Specifies the memory level that should be used with the FlateDecode filter. The level can range from 1 (minimum memory usage; slow, reduces compression) to 9 (maximum memory usage).

The HexaPDF default value of 6 has been found in tests to be nearly equivalent to the Zlib default of 8 in terms of speed and compression level but uses less memory.

filter.flate.on_error

Callback hook when a potentially recoverable Zlib error occurs in the FlateDecode filter.

The value needs to be an object that responds to #call(stream, error) where stream is the Zlib stream object and error is the thrown error. The method needs to return true if an error should be raised.

The default implementation prevents errors from being raised.

filter.predictor.strict

Specifies whether the predictor algorithm used by LZWDecode and FlateDecode should operate in strict mode, i.e. adhering to the PDF specification without correcting for common deficiences of PDF writer libraries.

object.type_map

A mapping from a PDF name (a Symbol) to PDF object classes which is based on the /Type field. If the value is a String, it should contain the name of a constant that contains a PDF object class.

This mapping is used to provide automatic wrapping of objects in the HexaPDF::Document#wrap method.

object.subtype_map

A mapping from a PDF name (a Symbol) to PDF object classes which is based on the /Subtype field. If the value is a String, it should contain the name of a constant that contains a PDF object class.

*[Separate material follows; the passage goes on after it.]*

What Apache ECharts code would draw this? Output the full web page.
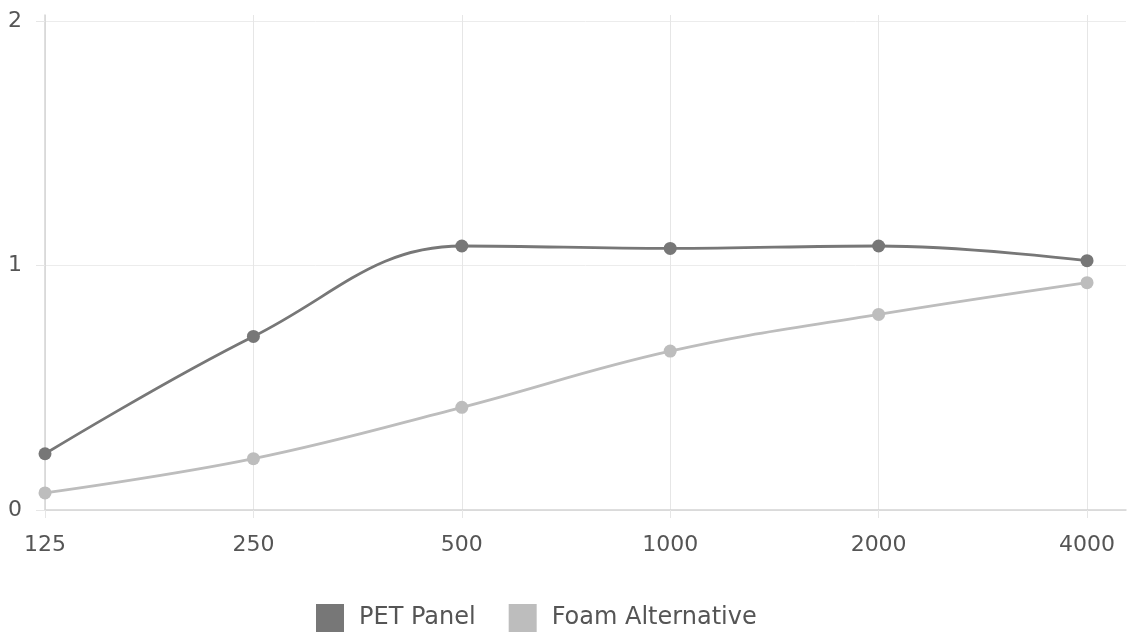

This mapping is used to provide automatic wrapping of objects in the HexaPDF::Document#wrap method.

VERSION

The version of HexaPDF.

Public Class Methods

data_dir()

Returns the data directory for HexaPDF.

font_on_invalid_glyph(codepoint, invalid_glyph)

Provides the default implementation for the configuration option ‘font.on_invalid_glyph’.

It uses the first font in the list provided by the ‘font.fallback’ configuration option that contains a glyph for the codepoint (taking the font variant into account). If no fallback font contains such a glyph, invalid_glyph is used.